I am using jetson xavier nx , jetpack version :4.4.1,cuda:10.2.89, ternsorrt:7.1.3
And I happen to know that unified memory is a good fit for jetson ,as its iGPu and CPU shared the same physical memory.
I use cudaMallocManaged to create memory for input and output ,when I fill the input with data from cpu , then provide it to tensorrt context to infer , then I will call cudaStreamSynchronize() as I use stream , I assume it is equivalent as to call cudaDeviceSynchronize() , I will repeat to use the input and output bufffer .
It turns out , it can success to infer 2 times ,then there is segmentation fault or bus error .
ps : I have checked the return value of cudaStreamSynchronize if it’s cudaSuccess , if not ,I will repeat call synchronize until it is ready . But I have found the return value is always cudaSuccess even there is the segmentation fault
It is different.
cudaStreamSynchronize only wait for the task that submits ob the given CUDA stream.
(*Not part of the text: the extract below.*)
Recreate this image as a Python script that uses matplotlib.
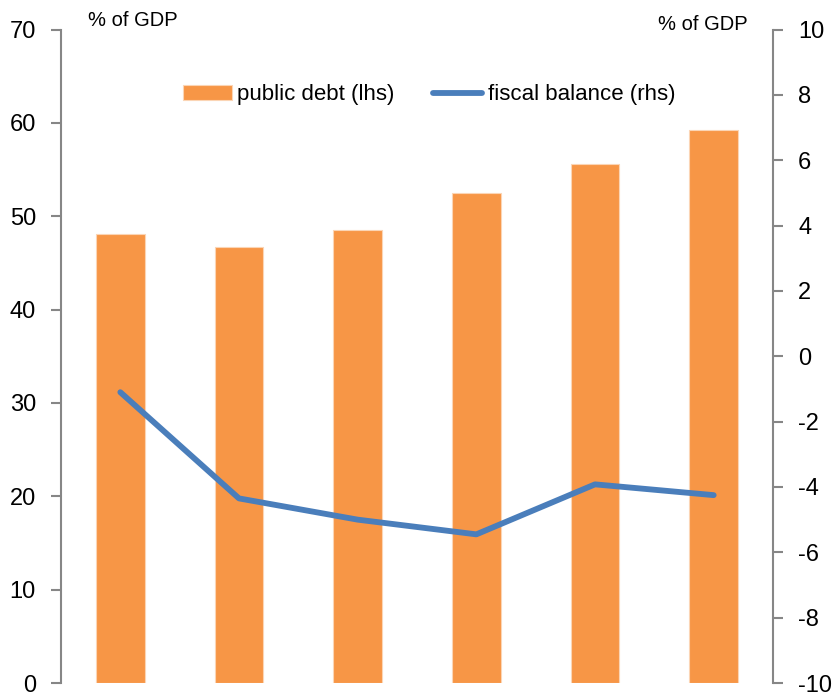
import numpy as np
import matplotlib.pyplot as plt

plt.rcParams['font.family'] = ['Liberation Sans', 'DejaVu Sans']
plt.rcParams['axes.unicode_minus'] = False

# public debt (lhs) and fiscal balance (rhs), % of GDP
debt = [48.1, 46.7, 48.5, 52.5, 55.6, 59.2]
balance = [-1.1, -4.35, -5.0, -5.45, -3.92, -4.25]

x = np.arange(len(debt))
axis_col = '#868686'

fig = plt.figure(figsize=(8.32, 6.93), dpi=100)
ax = fig.add_axes([0.0733, 0.0144, 0.8558, 0.943])
ax2 = ax.twinx()

bars = ax.bar(x, debt, width=0.41, color='#F79646', edgecolor='#FBD5B5',
              linewidth=0.8, label='public debt (lhs)', zorder=1)
line, = ax2.plot(x, balance, color='#4A7EBB', lw=4.2, solid_capstyle='round',
                 solid_joinstyle='round', label='fiscal balance (rhs)')

ax.set_xlim(-0.5, len(debt) - 0.5)
ax.set_ylim(0, 70)
ax.set_yticks(range(0, 71, 10))
ax2.set_ylim(-10, 10)
ax2.set_yticks(range(-10, 11, 2))
ax.set_xticks([])

for a in (ax, ax2):
    for s in ('top', 'bottom'):
        a.spines[s].set_visible(False)
    a.tick_params(axis='y', length=7, width=1.5, color=axis_col,
                  labelsize=17, pad=11)
ax.spines['right'].set_visible(False)
ax2.spines['left'].set_visible(False)
ax.spines['left'].set_color(axis_col)
ax.spines['left'].set_linewidth(1.5)
ax2.spines['right'].set_color(axis_col)
ax2.spines['right'].set_linewidth(1.5)

fig.text(0.106, 0.971, '% of GDP', fontsize=14.5, va='center', ha='left')
fig.text(0.899, 0.964, '% of GDP', fontsize=14.5, va='center', ha='right')

ax.legend([bars, line], ['public debt (lhs)', 'fiscal balance (rhs)'],
          loc='center', bbox_to_anchor=(0.517, 0.9), ncol=2, frameon=False,
          fontsize=16, handlelength=2.2, handletextpad=0.25,
          columnspacing=1.75, handleheight=0.6)

fig.savefig('out.png', dpi=100)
Did you launch TensorRT with the same cuda stream?
Hi, AastaLLL , thanks for your message . I havel also tried cudaDeviceSynchronize() ,even use them together , put cudaDeviceSynchronize() after cudaStreamSynchronize() , there is still segmentation fault or bus error . The error occurs when I try to access the input buffer or output buffer from cpu .
I put the stream in context->enqueue() method
BTW , in my process ,there are many inferences ,some not use unified memory, that is , copy from cpu memory to cuda memory and vice versa.
The bus error is usually caused by the CPU and GPU concurrent access which is NOT supported on Jetson.
Could you double-check if there is any concurrent access in your source?